Kyiv urged Western allies on Thursday to hurry up and supply tanks and air defence systems, saying Ukraine was paying in lives for the slow pace of discussions in foreign capitals.
"We have no time, the world does not have this time," said Andriy Yermak, head of the Ukrainian presidential administration, wrote on the Telegram messaging app.
Western allies meet at the Ramstein Air Base in Germany on Friday with the focus on whether Berlin will allow its Leopard 2 battle tanks to be supplied to Kyiv to help drive out Russian forces.
Fearing winter will give Russian forces time to regroup and launch a major attack, Ukraine is pushing for Leopard battle tanks, which are held by an array of NATO nations, but whose transfer to Ukraine requires Germany's approval.
"The question of tanks for Ukraine must be closed as soon as possible. Just like the questions of additional air defence systems," Yermak said in his statement.
"We are paying for the slowness with the lives of our Ukrainian people. It shouldn't be like that."
CRITICISM OF GERMAN STANCE
Germany has said it does not want to act alone on supplies of weapons to Ukraine. A German government source said Berlin would lift its objections if Washington sends Abrams tanks.
President Volodymyr Zelenskiy made thinly disguised criticism of Germany on Thursday for its stance on tanks.
"'I am powerful in Europe, I will help if someone else outside of Europe will also help.' It seems to me that this is not a very correct strategy," he said.

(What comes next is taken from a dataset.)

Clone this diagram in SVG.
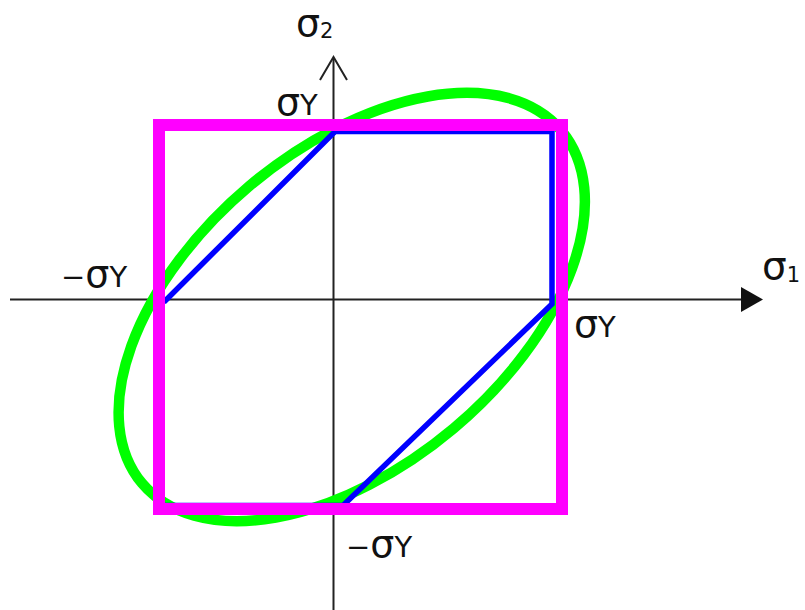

Speaking remotely at the World Economic Forum, he said frontline fighting had slowed, not only because of bad winter weather but also because of Kyiv's strength on the battlefield.
Almost 11 months since Russia invaded its neighbour, Moscow's forces hold swathes of Ukraine's east and south. The battlefield momentum has been with Kyiv for months, but Moscow has expended huge resources to try to advance in the east.
Ukraine, in a joint foreign and defence ministry statement, said the Kremlin was determined to escalate hostilities to revive its faltering invasion and that the threat of a new full-scale offensive by Russian forces was "very real".
The statement acknowledged that the Kremlin retained a "substantial quantitative advantage in troops, weapons and military equipment" over Ukraine.
Ukrainian Defence Minister Oleksii Reznikov said Kyiv appealed to the nations that have Leopard 2 tanks - Greece, Denmark, Spain, Canada, the Netherlands, Germany, Norway, Poland, Portugal, Turkey, Finland and Sweden - to supply them.
This week, Britain raised the pressure on Germany by becoming the first Western country to send Western tanks, a decision that Kyiv said it welcomed.